Stated goal
Provide an exact copy of the data, excluding the images.
::::::::
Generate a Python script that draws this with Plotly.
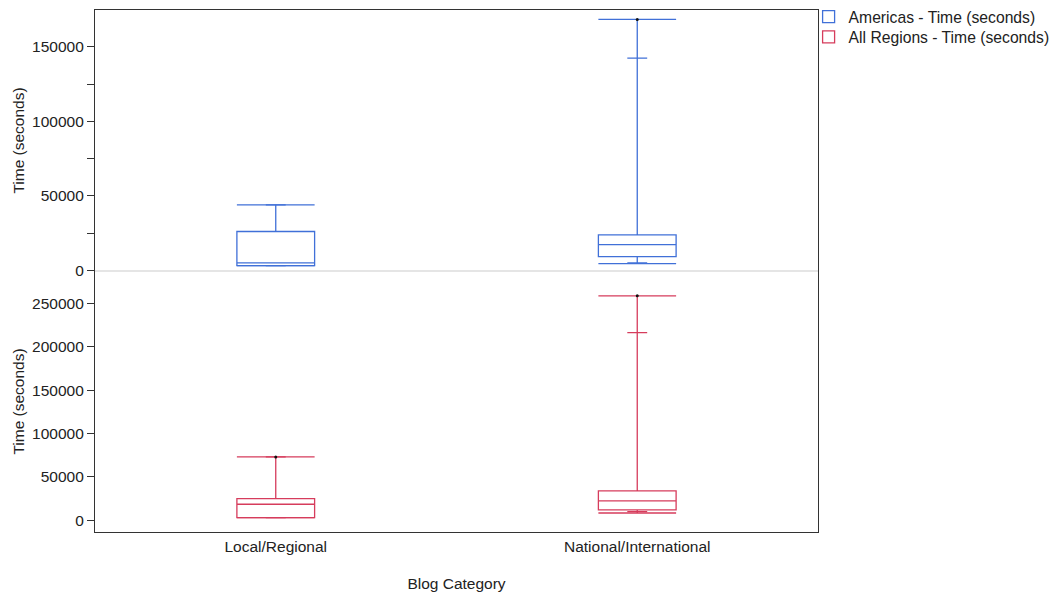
import plotly.graph_objects as go
from plotly.subplots import make_subplots

categories = ["Local/Regional", "National/International"]

# Americas - Time (seconds)
am_min = [3150, 4500]
am_lowcap = [3150, 4900]
am_q1 = [3150, 9200]
am_median = [4900, 17200]
am_q3 = [26000, 23700]
am_upcap = [43900, 142400]
am_max = [43900, 168400]
am_dot = [None, 168400]

# All Regions - Time (seconds)
ar_min = [3000, 8400]
ar_lowcap = [3000, 10000]
ar_q1 = [3000, 11900]
ar_median = [18500, 22300]
ar_q3 = [25000, 33900]
ar_upcap = [73000, 216400]
ar_max = [73000, 258800]
ar_dot = [73000, 258800]

BLUE = "#4070d8"
RED = "#d63c5c"
FONT = dict(family="Liberation Sans, Arial, sans-serif", size=15.5, color="#222")
LFONT = dict(family="Liberation Sans, Arial, sans-serif", size=15.7, color="#222")
BOXW = 0.215
CAPW = 0.055

fig = make_subplots(rows=2, cols=1, shared_xaxes=True, vertical_spacing=0)


def add_series(name, color, row, legend, mn, lowcap, q1, med, q3, upcap, mx, dot):
    fig.add_trace(go.Box(
        x=categories, q1=q1, median=med, q3=q3, lowerfence=mn, upperfence=mx,
        name=name, width=BOXW, whiskerwidth=0, line=dict(color=color, width=1.3),
        fillcolor="rgba(255,255,255,0)", boxpoints=False, showlegend=True,
        legend=legend, legendgroup=name), row=row, col=1)
    for vals, w in [(mx, BOXW), (mn, BOXW), (upcap, CAPW), (lowcap, CAPW)]:
        fig.add_trace(go.Box(
            x=categories, q1=vals, median=vals, q3=vals, lowerfence=vals, upperfence=vals,
            width=w, whiskerwidth=0, line=dict(color=color, width=1.3),
            fillcolor="rgba(255,255,255,0)", boxpoints=False, showlegend=False,
            legendgroup=name, hoverinfo="skip"), row=row, col=1)
    fig.add_trace(go.Scatter(
        x=categories, y=dot, mode="markers", marker=dict(color="#111", size=3),
        showlegend=False, hoverinfo="skip"), row=row, col=1)


add_series("Americas - Time (seconds)", BLUE, 1, "legend", am_min, am_lowcap, am_q1,
           am_median, am_q3, am_upcap, am_max, am_dot)
add_series("All Regions - Time (seconds)", RED, 2, "legend2", ar_min, ar_lowcap, ar_q1,
           ar_median, ar_q3, ar_upcap, ar_max, ar_dot)

yax = dict(showgrid=False, zeroline=False, showline=True, linecolor="#333", linewidth=1.2,
           mirror=True, ticks="outside", ticklen=7, tickcolor="#333", automargin=False,
           tickfont=FONT, title=dict(text="Time (seconds)", font=FONT, standoff=3))

fig.update_yaxes(**yax, range=[-500, 174700], tickvals=[0, 50000, 100000, 150000],
                 ticktext=["0", "50000", "100000", "150000"],
                 minor=dict(tickvals=[25000, 75000, 125000], ticks="outside", ticklen=7,
                            tickcolor="#333"),
                 row=1, col=1)
fig.update_yaxes(**yax, range=[-13500, 287400],
                 tickvals=[0, 50000, 100000, 150000, 200000, 250000],
                 ticktext=["0", "50000", "100000", "150000", "200000", "250000"],
                 row=2, col=1)

fig.update_xaxes(showgrid=False, zeroline=False, range=[-0.5, 1.5], type="category",
                 tickfont=FONT, ticks="", showline=True, linecolor="#333", linewidth=1.2,
                 automargin=False)
fig.update_xaxes(side="top", showticklabels=False, row=1, col=1)
fig.update_xaxes(title=dict(text="Blog Category", font=FONT, standoff=24), row=2, col=1)

fig.add_shape(type="line", xref="paper", yref="paper", x0=0, x1=1, y0=0.5, y1=0.5,
              line=dict(color="#dddddd", width=1.5))

leg = dict(x=0.987, xanchor="left", yanchor="middle", font=LFONT,
           bgcolor="rgba(255,255,255,0)")
fig.update_layout(
    width=1051, height=585,
    margin=dict(l=87, r=241, t=2, b=61, autoexpand=False),
    paper_bgcolor="white", plot_bgcolor="white",
    font=FONT, boxmode="overlay",
    legend=dict(**leg, y=0.9866),
    legend2=dict(**leg, y=0.948),
)

fig.write_html("out.html")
::::::::
Right answer
Generate a Python script that draws this with Plotly.
import plotly.graph_objects as go
from plotly.subplots import make_subplots

categories = ["Local/Regional", "National/International"]

# Americas - Time (seconds)
am_min = [3150, 4500]
am_lowcap = [3150, 4900]
am_q1 = [3150, 9200]
am_median = [4900, 17200]
am_q3 = [26000, 23700]
am_upcap = [43900, 142400]
am_max = [43900, 168400]
am_dot = [None, 168400]

# All Regions - Time (seconds)
ar_min = [3000, 8400]
ar_lowcap = [3000, 10000]
ar_q1 = [3000, 11900]
ar_median = [18500, 22300]
ar_q3 = [25000, 33900]
ar_upcap = [73000, 216400]
ar_max = [73000, 258800]
ar_dot = [73000, 258800]

BLUE = "#4070d8"
RED = "#d63c5c"
FONT = dict(family="Liberation Sans, Arial, sans-serif", size=15.5, color="#222")
LFONT = dict(family="Liberation Sans, Arial, sans-serif", size=15.7, color="#222")
BOXW = 0.215
CAPW = 0.055

fig = make_subplots(rows=2, cols=1, shared_xaxes=True, vertical_spacing=0)


def add_series(name, color, row, legend, mn, lowcap, q1, med, q3, upcap, mx, dot):
    fig.add_trace(go.Box(
        x=categories, q1=q1, median=med, q3=q3, lowerfence=mn, upperfence=mx,
        name=name, width=BOXW, whiskerwidth=0, line=dict(color=color, width=1.3),
        fillcolor="rgba(255,255,255,0)", boxpoints=False, showlegend=True,
        legend=legend, legendgroup=name), row=row, col=1)
    for vals, w in [(mx, BOXW), (mn, BOXW), (upcap, CAPW), (lowcap, CAPW)]:
        fig.add_trace(go.Box(
            x=categories, q1=vals, median=vals, q3=vals, lowerfence=vals, upperfence=vals,
            width=w, whiskerwidth=0, line=dict(color=color, width=1.3),
            fillcolor="rgba(255,255,255,0)", boxpoints=False, showlegend=False,
            legendgroup=name, hoverinfo="skip"), row=row, col=1)
    fig.add_trace(go.Scatter(
        x=categories, y=dot, mode="markers", marker=dict(color="#111", size=3),
        showlegend=False, hoverinfo="skip"), row=row, col=1)


add_series("Americas - Time (seconds)", BLUE, 1, "legend", am_min, am_lowcap, am_q1,
           am_median, am_q3, am_upcap, am_max, am_dot)
add_series("All Regions - Time (seconds)", RED, 2, "legend2", ar_min, ar_lowcap, ar_q1,
           ar_median, ar_q3, ar_upcap, ar_max, ar_dot)

yax = dict(showgrid=False, zeroline=False, showline=True, linecolor="#333", linewidth=1.2,
           mirror=True, ticks="outside", ticklen=7, tickcolor="#333", automargin=False,
           tickfont=FONT, title=dict(text="Time (seconds)", font=FONT, standoff=3))

fig.update_yaxes(**yax, range=[-500, 174700], tickvals=[0, 50000, 100000, 150000],
                 ticktext=["0", "50000", "100000", "150000"],
                 minor=dict(tickvals=[25000, 75000, 125000], ticks="outside", ticklen=7,
                            tickcolor="#333"),
                 row=1, col=1)
fig.update_yaxes(**yax, range=[-13500, 287400],
                 tickvals=[0, 50000, 100000, 150000, 200000, 250000],
                 ticktext=["0", "50000", "100000", "150000", "200000", "250000"],
                 row=2, col=1)

fig.update_xaxes(showgrid=False, zeroline=False, range=[-0.5, 1.5], type="category",
                 tickfont=FONT, ticks="", showline=True, linecolor="#333", linewidth=1.2,
                 automargin=False)
fig.update_xaxes(side="top", showticklabels=False, row=1, col=1)
fig.update_xaxes(title=dict(text="Blog Category", font=FONT, standoff=24), row=2, col=1)

fig.add_shape(type="line", xref="paper", yref="paper", x0=0, x1=1, y0=0.5, y1=0.5,
              line=dict(color="#dddddd", width=1.5))

leg = dict(x=0.987, xanchor="left", yanchor="middle", font=LFONT,
           bgcolor="rgba(255,255,255,0)")
fig.update_layout(
    width=1051, height=585,
    margin=dict(l=87, r=241, t=2, b=61, autoexpand=False),
    paper_bgcolor="white", plot_bgcolor="white",
    font=FONT, boxmode="overlay",
    legend=dict(**leg, y=0.9866),
    legend2=dict(**leg, y=0.948),
)

fig.write_html("out.html")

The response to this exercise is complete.